The transition story between the two phases, “Ring in the New”, is my favorite. It begins with cameos of just about every important character as Max throws a New Year’s party. Jennie and Woody are visiting, which leads to discussion about the differences between the worlds. After Zot brings them back to their home Earth, he winds up trapped there. Jenny’s disheartened, knowing she has to stay in the world she dislikes, but Zot sees it as a place of possibilities.

This is a coming-of-age story, both for the characters and for the young artist who drew them. The introduction, also by McCloud, briefly tells his life story and how he came to create this work. There are also pages about the material not reprinted here and the minimal art changes McCloud made for this collection.

I looked forward to rereading Zot! in this volume, because it had been many years since I’d seen the comics. It is early work, with occasional cheesy elements and art glitches. (There are also stunningly beautiful panel choices and powerful emotional moments, in contrast to the impression McCloud’s notes give that all of it needs improvement.) What made the book seem all-new to me was McCloud’s notes. They appear after each story and explain his goals, what was going on in his life when the pages were created, and how he reacts to them now.
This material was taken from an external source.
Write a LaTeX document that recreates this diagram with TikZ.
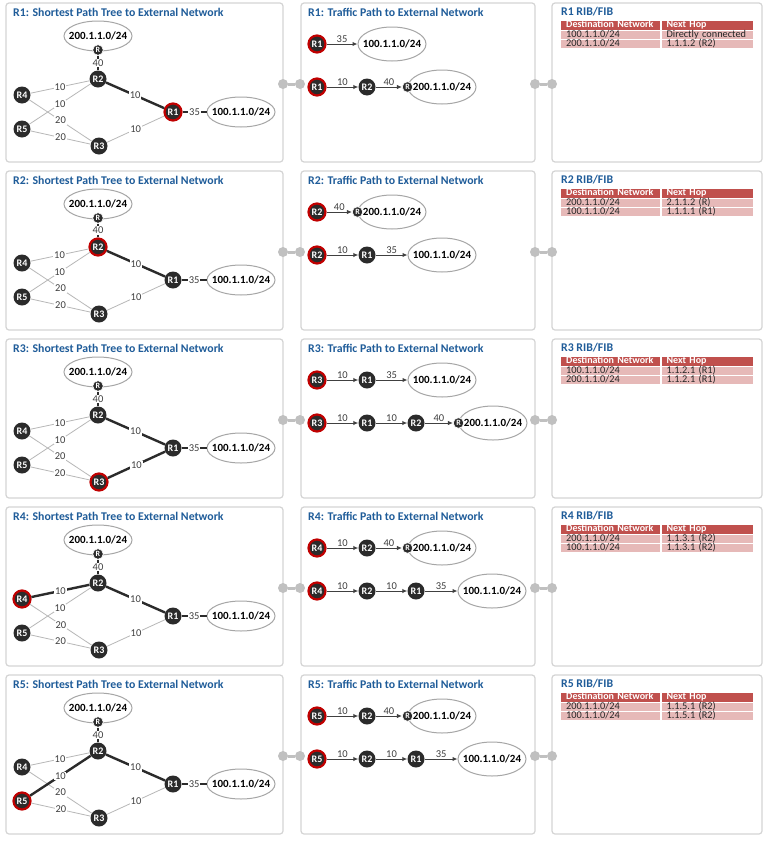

They’re as powerful, or even more so, than the comics they describe. When McCloud writes about why he told a story about Zot making a cola commercial and “selling out”, he also mentions how he and his wife couldn’t afford to buy macaroni-and-cheese. That such art was created out of such struggle … it makes it all the more poignant.

I also found it enlightening to hear what inspired the various villains McCloud created and his criticisms of his own work. And to be reminded of the “which character should get hit in the face with a pie?” contest, from days when fan communication happened in letter columns.

For me, the life-changing part comes in here: After reading and dropping the usual superheroes and Archies as a kid, I began reading comics again in graduate school. After a bit, I tired of DC and Marvel superheroes, and Zot! was the first independent comic I tried (even though I had to track it down in back issues, since it had ended by this point). It was similar enough to what I was used to that I was comfortable with it, but it was creative enough to keep me interested and emotionally real enough to be a gateway to the alternative comics I moved on to. If not for Zot!, and soon after Understanding Comics, I might not have kept reading comics, which would mean no reviewing, no website, no exposure to the full range of the comic medium, and no meeting my husband. So thank you, Scott McCloud.

The first 10 color issues, not reprinted here, are available in an out-of-print book from Kitchen Sink Press. This volume contains issues #11-18 and #21-36; the missing 19 and 20 were drawn by Chuck Austen so that McCloud could take some time off to marry and go on his honeymoon. (Another sign of another time: fill-ins instead of lengthy hiatuses.) McCloud’s layouts for those two issues are included instead in reduced form.

There are sample pages from this book available at the publisher’s website. Tom Spurgeon interviewed McCloud about the book.